§ Written request
Extract only the first line of the listing and every line after it up to and including the one with "const yAxisTitle = 'REYNOLDS\nNUMBER';". Omit the pictures.

※ ※ ※

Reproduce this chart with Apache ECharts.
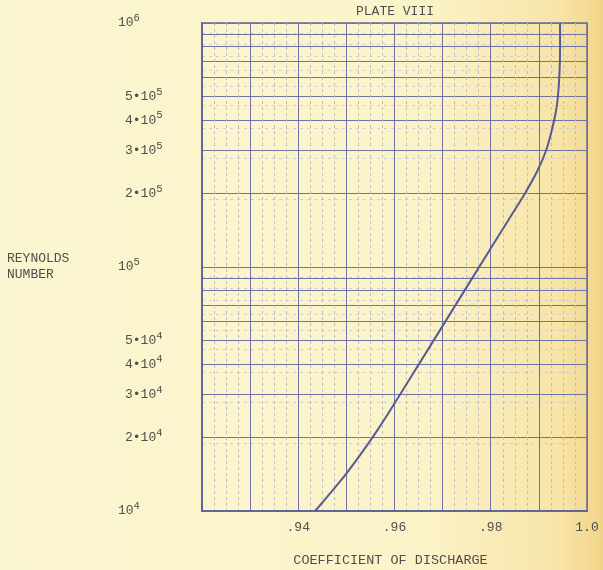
<!DOCTYPE html>
<html><head><meta charset="utf-8">
<script src="https://cdn.jsdelivr.net/npm/echarts@6/dist/echarts.min.js"></script>
<style>html,body{margin:0;padding:0;background:#faf3cc;} #c{width:603px;height:570px;}</style>
</head><body><div id="c"></div>
<script>
// ---- data ----
const titleText = 'PLATE VIII';
const xAxisTitle = 'COEFFICIENT OF DISCHARGE';
const yAxisTitle = 'REYNOLDS\nNUMBER';

// curve: coefficient of discharge vs Reynolds number
const coefficient = [0.9435, 0.9466, 0.9497, 0.9528, 0.9560, 0.9598, 0.9674, 0.9757, 0.9840, 0.9871, 0.9896, 0.9915, 0.9928, 0.9937, 0.9941, 0.9943, 0.9944, 0.9944];
const reynolds    = [10000, 11800, 14000, 16900, 20800, 27200, 47400, 87100, 159600, 200300, 245600, 300300, 371300, 452600, 541500, 641900, 775000, 1000000];

// x ticks
const xTickValues = [0.94, 0.96, 0.98, 1.0];
const xTickLabels = ['.94', '.96', '.98', '1.0'];

// y ticks (labels)
const yTickValues   = [10000, 20000, 30000, 40000, 50000, 100000, 200000, 300000, 400000, 500000, 1000000];
const yTickMantissa = [1, 2, 3, 4, 5, 1, 2, 3, 4, 5, 1];
const yTickExponent = [4, 4, 4, 4, 4, 5, 5, 5, 5, 5, 6];

// y grid lines (log paper rulings)
const yGridValues = [10000, 20000, 30000, 40000, 50000, 60000, 70000, 80000, 90000,
                     100000, 200000, 300000, 400000, 500000, 600000, 700000, 800000, 900000,
                     1000000];

// ---- chart ----
const FONT = '"Liberation Mono", "DejaVu Sans Mono", monospace';
const TXT = '#4e4e4e';
const GRID = '#6f73a4';

function findIdx(arr, v) {
  for (let i = 0; i < arr.length; i++) {
    if (Math.abs(v - arr[i]) <= Math.abs(arr[i]) * 1e-6 + 1e-9) return i;
  }
  return -1;
}

const chart = echarts.init(document.getElementById('c'), null, {renderer: 'canvas'});
const option = {
  backgroundColor: {
    type: 'linear', x: 0, y: 0, x2: 1, y2: 0,
    colorStops: [
      {offset: 0, color: '#fbf6d2'},
      {offset: 0.7, color: '#fbf3c8'},
      {offset: 0.93, color: '#f7e4a8'},
      {offset: 1, color: '#f2d488'}
    ]
  },
  animation: false,
  title: {
    text: titleText, left: 351, top: 0,
    textStyle: {fontFamily: FONT, fontSize: 13, fontWeight: 'normal', color: TXT}
  },
  grid: {
    left: 202, right: 16, top: 23, bottom: 59,
    containLabel: false, outerBoundsMode: 'none',
    show: true, borderColor: '#666a9c', borderWidth: 1.5, backgroundColor: 'transparent'
  },
  xAxis: {
    type: 'value', min: 0.92, max: 1.0, interval: 0.01,
    name: xAxisTitle, nameLocation: 'middle', nameGap: 42,
    nameTextStyle: {fontFamily: FONT, fontSize: 13.5, color: TXT, padding: [0, 8, 0, 0]},
    axisLine: {show: true, lineStyle: {color: '#62669a', width: 2}},
    axisTick: {show: false},
    axisLabel: {
      customValues: xTickValues,
      margin: 10,
      fontFamily: FONT, fontSize: 13, color: TXT,
      formatter: function (v) {
        const i = findIdx(xTickValues, v);
        return i >= 0 ? xTickLabels[i] : '';
      }
    },
    splitLine: {show: true, lineStyle: {color: GRID, width: 1}},
    minorTick: {show: false, splitNumber: 4},
    minorSplitLine: {show: true, lineStyle: {color: '#bcbccd', width: 1, type: [3, 3]}}
  },
  yAxis: {
    type: 'log', logBase: 10, min: 10000, max: 1000000,
    name: yAxisTitle, nameLocation: 'middle', nameGap: 195, nameRotate: 0,
    nameTextStyle: {fontFamily: FONT, fontSize: 13, color: TXT, align: 'left', lineHeight: 16, padding: [0, 0, 22, 0]},
    axisLine: {show: true, lineStyle: {color: '#62669a', width: 2}},
    axisTick: {show: false, customValues: yGridValues},
    splitLine: {show: true, lineStyle: {color: GRID, width: 1}},
    minorTick: {show: false, splitNumber: 10},
    minorSplitLine: {show: true, lineStyle: {color: '#cfcdd6', width: 1, type: [3, 4]}},
    axisLabel: {
      customValues: yTickValues,
      align: 'left', margin: 84,
      fontFamily: FONT, color: TXT,
      formatter: function (v) {
        const i = findIdx(yTickValues, v);
        if (i < 0) return '';
        const e = yTickExponent[i];
        if (yTickMantissa[i] === 1) return '{b|10}{s|' + e + '}';
        return '{m|' + yTickMantissa[i] + '•}{b|10}{s|' + e + '}';
      },
      rich: {
        m: {fontFamily: FONT, fontSize: 13, color: TXT, lineHeight: 20, padding: [0, 0, 0, 7]},
        b: {fontFamily: FONT, fontSize: 13, color: TXT, lineHeight: 20},
        s: {fontFamily: FONT, fontSize: 10.5, color: TXT, lineHeight: 10, verticalAlign: 'top'}
      }
    }
  },
  series: [{
    type: 'line',
    data: coefficient.map((c, i) => [c, reynolds[i]]),
    showSymbol: false,
    smooth: 0.25,
    lineStyle: {color: '#575b92', width: 2},
    z: 5
  }]
};
chart.setOption(option);
</script>
</body></html>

※ ※ ※

§ Worked solution
Reproduce this chart with Apache ECharts.
<!DOCTYPE html>
<html><head><meta charset="utf-8">
<script src="https://cdn.jsdelivr.net/npm/echarts@6/dist/echarts.min.js"></script>
<style>html,body{margin:0;padding:0;background:#faf3cc;} #c{width:603px;height:570px;}</style>
</head><body><div id="c"></div>
<script>
// ---- data ----
const titleText = 'PLATE VIII';
const xAxisTitle = 'COEFFICIENT OF DISCHARGE';
const yAxisTitle = 'REYNOLDS\nNUMBER';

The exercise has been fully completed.